## What is expected:
Begin the copy with the line that contains "Convert this chart to Plotly code." and end it with the line that contains "fig = go.Figure()". Print these lines exactly and omit all pictures.

## Source data:
>> Begin
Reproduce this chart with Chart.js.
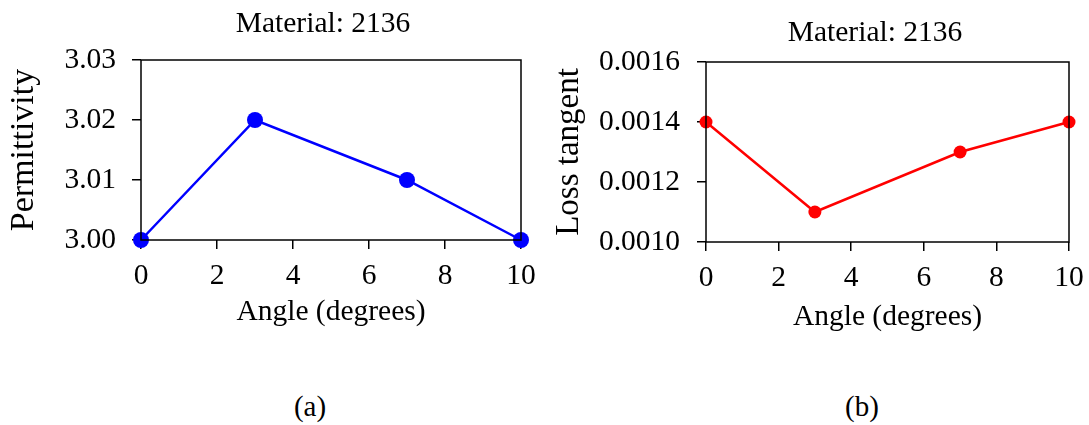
<!DOCTYPE html>
<html>
<head>
<meta charset="utf-8">
<title>Material 2136 — permittivity and loss tangent vs angle</title>
<script src="https://cdn.jsdelivr.net/npm/chart.js@4/dist/chart.umd.min.js"></script>
<style>
  html, body { margin: 0; padding: 0; background: #fff; }
  #wrap { position: relative; width: 1089px; height: 425px; overflow: hidden; font-family: "Liberation Serif", "Times New Roman", serif; color: #000; }
  canvas { position: absolute; top: 0; }
  #permCanvas { left: 0; }
  #lossCanvas { left: 545px; }
  .label { position: absolute; white-space: nowrap; transform: translateX(-50%); }
  .title { font-size: 29.5px; }
  .panel { font-size: 29px; }
</style>
</head>
<body>
<div id="wrap">
  <canvas id="permCanvas" width="545" height="345"></canvas>
  <canvas id="lossCanvas" width="544" height="345"></canvas>
  <div class="label title" style="left:323px; top:6px;">Material: 2136</div>
  <div class="label title" style="left:875px; top:15px;">Material: 2136</div>
  <div class="label panel" style="left:310px; top:390px;">(a)</div>
  <div class="label panel" style="left:862px; top:390px;">(b)</div>
</div>
<script>
// measured angles (degrees) and the two dielectric properties
const angles = [0, 3, 7, 10];
const permittivity = [3.00, 3.02, 3.01, 3.00];
const lossTangent = [0.0014, 0.0011, 0.0013, 0.0014];

const angleTicks = [0, 2, 4, 6, 8, 10];
const permTicks = [3.00, 3.01, 3.02, 3.03];
const lossTicks = [0.0010, 0.0012, 0.0014, 0.0016];

const SERIF = '"Liberation Serif", "Times New Roman", serif';

// outline the whole plot area, the axes only give left/bottom
const frame = {
  id: 'frame',
  afterDraw(chart) {
    const { ctx, chartArea: a } = chart;
    ctx.save();
    ctx.strokeStyle = '#000';
    ctx.lineWidth = 1.5;
    ctx.strokeRect(a.left, a.top, a.right - a.left, a.bottom - a.top);
    ctx.restore();
  }
};

function makeChart(id, opts) {
  const pts = angles.map((x, i) => ({ x, y: opts.values[i] }));
  return new Chart(document.getElementById(id), {
    type: 'line',
    data: {
      datasets: [{
        data: pts,
        borderColor: opts.color,
        backgroundColor: opts.color,
        borderWidth: 2.5,
        pointRadius: opts.radius,
        pointHoverRadius: opts.radius,
        pointBorderWidth: 0,
        tension: 0,
        clip: false
      }]
    },
    options: {
      responsive: false,
      animation: false,
      events: [],
      layout: { padding: { top: opts.top, right: opts.right, left: 0, bottom: 0 } },
      plugins: { legend: { display: false }, tooltip: { enabled: false }, title: { display: false } },
      scales: {
        x: {
          type: 'linear',
          min: 0, max: 10,
          afterBuildTicks: s => { s.ticks = angleTicks.map(v => ({ value: v })); },
          afterFit: s => { s.height = opts.xHeight; s.paddingLeft = 0; s.paddingRight = 0; },
          grid: { drawOnChartArea: false, tickLength: 9, color: '#000', lineWidth: 1.5 },
          border: { display: false },
          ticks: { color: '#000', padding: 10, maxRotation: 0, font: { family: SERIF, size: 29.5 } },
          title: { display: true, text: 'Angle (degrees)', color: '#000', font: { family: SERIF, size: 29.5 }, padding: { top: 0, bottom: opts.xTitlePad } }
        },
        y: {
          type: 'linear',
          min: opts.ticks[0], max: opts.ticks[opts.ticks.length - 1],
          afterBuildTicks: s => { s.ticks = opts.ticks.map(v => ({ value: v })); },
          afterFit: s => { s.width = opts.yWidth; s.paddingTop = 0; s.paddingBottom = 0; },
          grid: { drawOnChartArea: false, tickLength: 9, color: '#000', lineWidth: 1.5 },
          border: { display: false },
          ticks: { color: '#000', padding: opts.yPad, font: { family: SERIF, size: 29.5 }, callback: v => Number(v).toFixed(opts.digits) },
          title: { display: true, text: opts.yTitle, color: '#000', font: { family: SERIF, size: opts.yTitleSize }, padding: { top: opts.yTitlePad, bottom: 0 } }
        }
      }
    },
    plugins: [frame]
  });
}

makeChart('permCanvas', {
  values: permittivity, ticks: permTicks, digits: 2, color: '#0000ff', radius: 8,
  yTitle: 'Permittivity', yTitleSize: 34, yTitlePad: 4, yPad: 16,
  top: 60, right: 24, yWidth: 141, xHeight: 105, xTitlePad: 15
});

makeChart('lossCanvas', {
  values: lossTangent, ticks: lossTicks, digits: 4, color: '#ff0000', radius: 6.5,
  yTitle: 'Loss tangent', yTitleSize: 33, yTitlePad: 5, yPad: 17,
  top: 62, right: 20, yWidth: 161, xHeight: 103, xTitlePad: 10
});
</script>
</body>
</html>
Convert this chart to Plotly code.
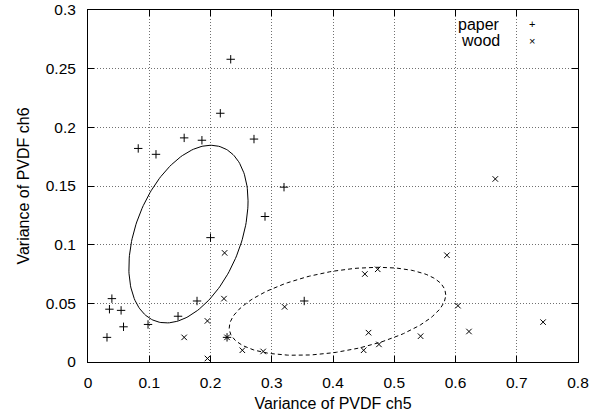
import numpy as np
import plotly.graph_objects as go

# ---- data ----
paper_x = [0.233, 0.216, 0.082, 0.111, 0.157, 0.186, 0.271, 0.200, 0.039, 0.035,
           0.054, 0.058, 0.031, 0.098, 0.178, 0.147, 0.320, 0.289, 0.353, 0.227]
paper_y = [0.258, 0.212, 0.182, 0.177, 0.191, 0.189, 0.190, 0.106, 0.054, 0.045,
           0.044, 0.030, 0.021, 0.032, 0.052, 0.039, 0.149, 0.124, 0.052, 0.021]

wood_x = [0.223, 0.222, 0.195, 0.157, 0.227, 0.252, 0.195, 0.586, 0.452, 0.473,
          0.321, 0.458, 0.475, 0.450, 0.543, 0.286, 0.665, 0.604, 0.622, 0.743]
wood_y = [0.093, 0.054, 0.035, 0.021, 0.021, 0.010, 0.003, 0.091, 0.075, 0.079,
          0.047, 0.025, 0.015, 0.010, 0.022, 0.009, 0.156, 0.048, 0.026, 0.034]

# ellipse parameters: centre x, centre y, x half-extent, y half-extent, phase (deg)
paper_ellipse = [0.164, 0.109, 0.0973, 0.0757, 68]
wood_ellipse = [0.4073, 0.0432, 0.1768, 0.0375, 68]

x_ticks = [0, 0.1, 0.2, 0.3, 0.4, 0.5, 0.6, 0.7, 0.8]
y_ticks = [0, 0.05, 0.1, 0.15, 0.2, 0.25, 0.3]
x_tick_text = ["0", "0.1", "0.2", "0.3", "0.4", "0.5", "0.6", "0.7", "0.8"]
y_tick_text = ["0", "0.05", "0.1", "0.15", "0.2", "0.25", "0.3"]


def ellipse(params, n=200):
    cx, cy, a, b, ph = params
    t = np.linspace(0, 2 * np.pi, n)
    return cx + a * np.cos(t), cy + b * np.cos(t - np.radians(ph))


FONT = "Liberation Sans, Arial, sans-serif"

fig = go.Figure()

ex, ey = ellipse(paper_ellipse)
fig.add_trace(go.Scatter(x=ex, y=ey, mode="lines", line=dict(color="black", width=1),
                         showlegend=False, hoverinfo="skip"))
ex, ey = ellipse(wood_ellipse)
fig.add_trace(go.Scatter(x=ex, y=ey, mode="lines",
                         line=dict(color="black", width=1, dash="4px,3px"),
                         showlegend=False, hoverinfo="skip"))

fig.add_trace(go.Scatter(x=paper_x, y=paper_y, mode="markers", name="paper",
                         marker=dict(symbol="cross-thin", size=6,
                                     line=dict(color="black", width=1), color="black"),
                         showlegend=False))
fig.add_trace(go.Scatter(x=wood_x, y=wood_y, mode="markers", name="wood",
                         marker=dict(symbol="x-thin", size=5.5,
                                     line=dict(color="black", width=1), color="black"),
                         showlegend=False))

# gnuplot-style key: label then sample symbol
key = [("paper", "+", 0.960), ("wood", "×", 0.913)]
for label, sym, yy in key:
    fig.add_annotation(x=0.844, y=yy, xref="paper", yref="paper", text=label,
                       showarrow=False, xanchor="right", yanchor="middle",
                       font=dict(family=FONT, size=16, color="black"))
    fig.add_annotation(x=0.907, y=yy, xref="paper", yref="paper", text=sym,
                       showarrow=False, xanchor="center", yanchor="middle",
                       font=dict(family=FONT, size=11, color="black"))

axis_common = dict(
    automargin=False,
    showline=True, linecolor="black", linewidth=1, mirror="ticks",
    ticks="inside", ticklen=6, tickcolor="black", tickwidth=1,
    showgrid=True, gridcolor="#707070", gridwidth=1, griddash="1px,2px",
    zeroline=False, tickfont=dict(family=FONT, size=15.5, color="black"),
)

fig.update_xaxes(range=[0, 0.8], tickvals=x_ticks, ticktext=x_tick_text,
                 title=dict(text="Variance of PVDF ch5", standoff=8,
                            font=dict(family=FONT, size=16, color="black")),
                 ticklabelstandoff=6, **axis_common)
fig.update_yaxes(range=[0, 0.3], tickvals=y_ticks, ticktext=y_tick_text,
                 title=dict(text="Variance of PVDF ch6", standoff=12,
                            font=dict(family=FONT, size=16, color="black")),
                 ticklabelstandoff=8, **axis_common)

fig.update_layout(width=602, height=416,
                  margin=dict(l=88, r=24, t=10, b=54, pad=0),
                  paper_bgcolor="white", plot_bgcolor="white",
                  showlegend=False, font=dict(family=FONT, color="black"))

fig.write_html("out.html",
               config={"displayModeBar": False},
               post_script="document.body.style.margin='0px';"
                           "document.body.style.overflow='hidden';")
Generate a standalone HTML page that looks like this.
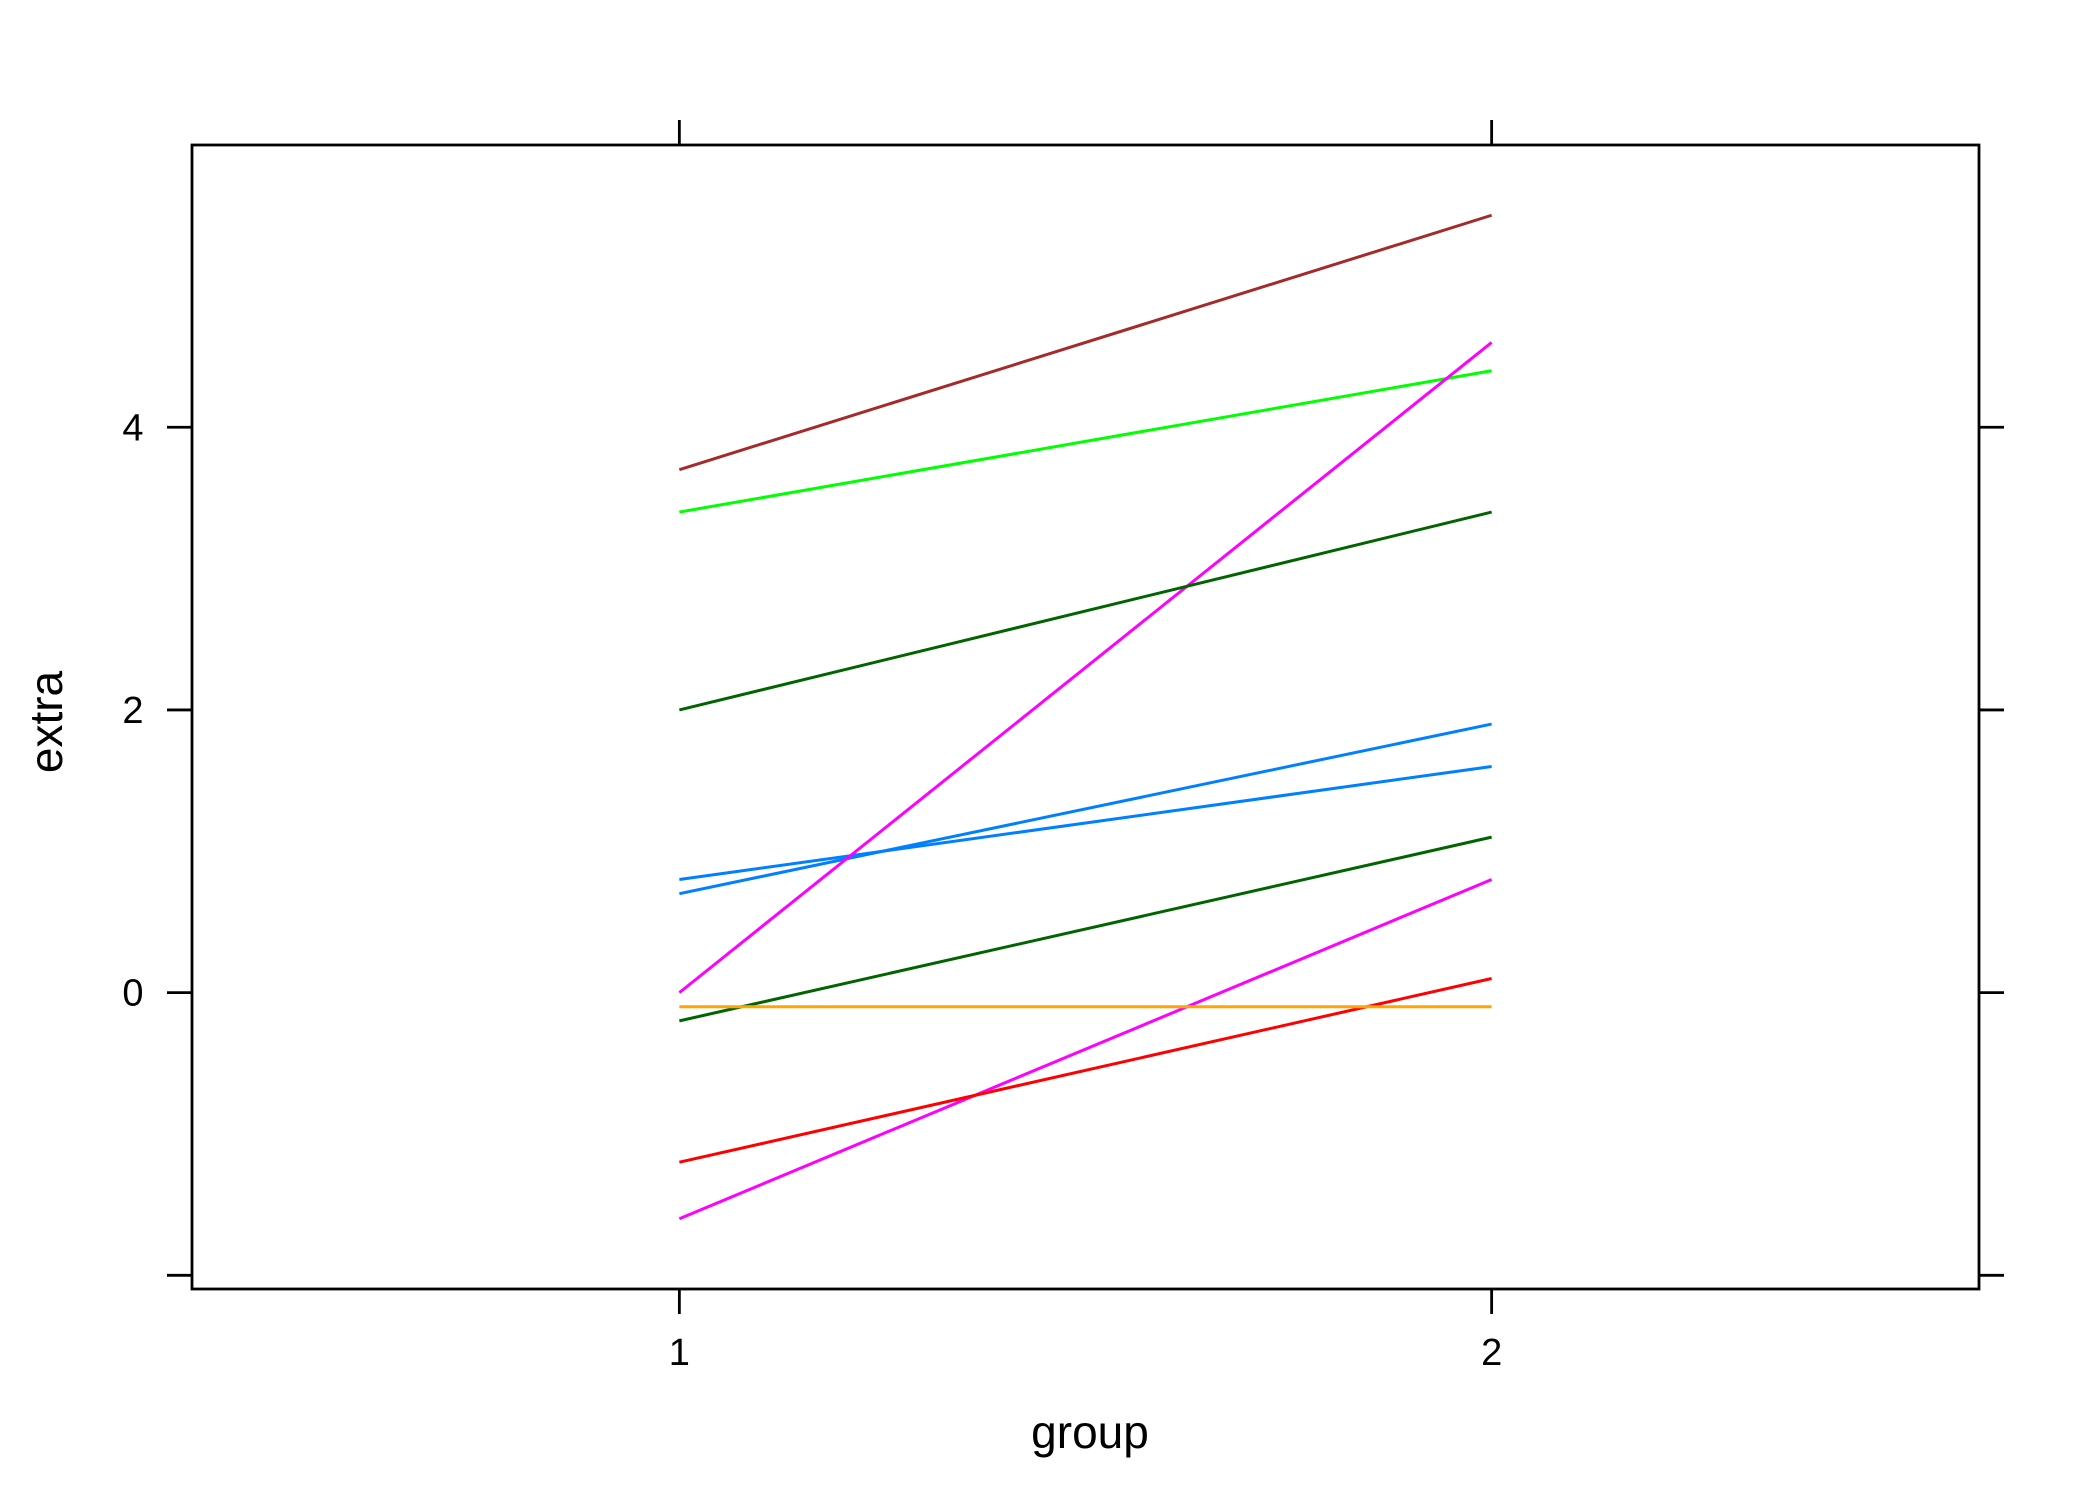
<!DOCTYPE html>
<html><head><meta charset="utf-8"><style>
html,body{margin:0;padding:0;background:#fff;}
svg{display:block;font-family:"Liberation Sans",Arial,sans-serif;}
</style></head><body>
<svg id="chart" width="2100" height="1500" viewBox="0 0 2100 1500">
<rect x="0" y="0" width="2100" height="1500" fill="#fff"/>
<g id="lines"></g>
<g id="axes"></g>
<text x="1090" y="1448" font-size="46" text-anchor="middle" fill="#000">group</text>
<text x="0" y="0" font-size="46" text-anchor="middle" fill="#000" transform="translate(62,722) rotate(-90)">extra</text>
</svg>
<script>
const categories = [1, 2];
const group1 = [0.7, -1.6, -0.2, -1.2, -0.1, 3.4, 3.7, 0.8, 0.0, 2.0];
const group2 = [1.9, 0.8, 1.1, 0.1, -0.1, 4.4, 5.5, 1.6, 4.6, 3.4];
const colors = ["#0080ff","#ff00ff","#006400","#ff0000","#ffa500","#00ff00","#a52a2a","#0080ff","#ff00ff","#006400"];
const yTicks = [-2, 0, 2, 4];
const yTickLabels = ["", "0", "2", "4"];
const xTickLabels = ["1", "2"];

const L=192, R=1979, T=145, B=1289;
const xMin=0.4, xMax=2.6, yMin=-2.097, yMax=5.997;
const xs = v => L + (v - xMin) / (xMax - xMin) * (R - L);
const ys = v => B - (v - yMin) / (yMax - yMin) * (B - T);
const NS="http://www.w3.org/2000/svg";
const lg=document.getElementById('lines'), ax=document.getElementById('axes');
function mk(tag, attrs, parent){const e=document.createElementNS(NS,tag);for(const k in attrs)e.setAttribute(k,attrs[k]);parent.appendChild(e);return e;}

group1.forEach((v,i)=>{
  const l=mk('line',{x1:xs(categories[0]),y1:ys(v),x2:xs(categories[1]),y2:ys(group2[i]),stroke:colors[i],'stroke-width':3},lg);
  
  
});

const frame=mk('rect',{x:L,y:T,width:R-L,height:B-T,fill:'none',stroke:'#000','stroke-width':2.8},ax);



yTicks.forEach((t,i)=>{
  const y=ys(t);
  const a=mk('line',{x1:L-25,y1:y,x2:L,y2:y,stroke:'#000','stroke-width':2.8},ax);
  
  
  const b=mk('line',{x1:R,y1:y,x2:R+25,y2:y,stroke:'#000','stroke-width':2.8},ax);
  
  
  if(yTickLabels[i]){
    const tx=mk('text',{x:133,y:y+13,'font-size':38,'text-anchor':'middle',fill:'#000'},ax);
    tx.textContent=yTickLabels[i];
    
    
  }
});
categories.forEach((c,i)=>{
  const x=xs(c);
  const a=mk('line',{x1:x,y1:B,x2:x,y2:B+25,stroke:'#000','stroke-width':2.8},ax);
  
  
  const b=mk('line',{x1:x,y1:T-25,x2:x,y2:T,stroke:'#000','stroke-width':2.8},ax);
  
  
  const tx=mk('text',{x:x,y:1365,'font-size':38,'text-anchor':'middle',fill:'#000'},ax);
  tx.textContent=xTickLabels[i];
  
  
});
</script>
</body></html>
>> End
## Exercise response:
Convert this chart to Plotly code.
import numpy as np
import plotly.graph_objects as go

# ---- data ----
paper_x = [0.233, 0.216, 0.082, 0.111, 0.157, 0.186, 0.271, 0.200, 0.039, 0.035,
           0.054, 0.058, 0.031, 0.098, 0.178, 0.147, 0.320, 0.289, 0.353, 0.227]
paper_y = [0.258, 0.212, 0.182, 0.177, 0.191, 0.189, 0.190, 0.106, 0.054, 0.045,
           0.044, 0.030, 0.021, 0.032, 0.052, 0.039, 0.149, 0.124, 0.052, 0.021]

wood_x = [0.223, 0.222, 0.195, 0.157, 0.227, 0.252, 0.195, 0.586, 0.452, 0.473,
          0.321, 0.458, 0.475, 0.450, 0.543, 0.286, 0.665, 0.604, 0.622, 0.743]
wood_y = [0.093, 0.054, 0.035, 0.021, 0.021, 0.010, 0.003, 0.091, 0.075, 0.079,
          0.047, 0.025, 0.015, 0.010, 0.022, 0.009, 0.156, 0.048, 0.026, 0.034]

# ellipse parameters: centre x, centre y, x half-extent, y half-extent, phase (deg)
paper_ellipse = [0.164, 0.109, 0.0973, 0.0757, 68]
wood_ellipse = [0.4073, 0.0432, 0.1768, 0.0375, 68]

x_ticks = [0, 0.1, 0.2, 0.3, 0.4, 0.5, 0.6, 0.7, 0.8]
y_ticks = [0, 0.05, 0.1, 0.15, 0.2, 0.25, 0.3]
x_tick_text = ["0", "0.1", "0.2", "0.3", "0.4", "0.5", "0.6", "0.7", "0.8"]
y_tick_text = ["0", "0.05", "0.1", "0.15", "0.2", "0.25", "0.3"]


def ellipse(params, n=200):
    cx, cy, a, b, ph = params
    t = np.linspace(0, 2 * np.pi, n)
    return cx + a * np.cos(t), cy + b * np.cos(t - np.radians(ph))


FONT = "Liberation Sans, Arial, sans-serif"

fig = go.Figure()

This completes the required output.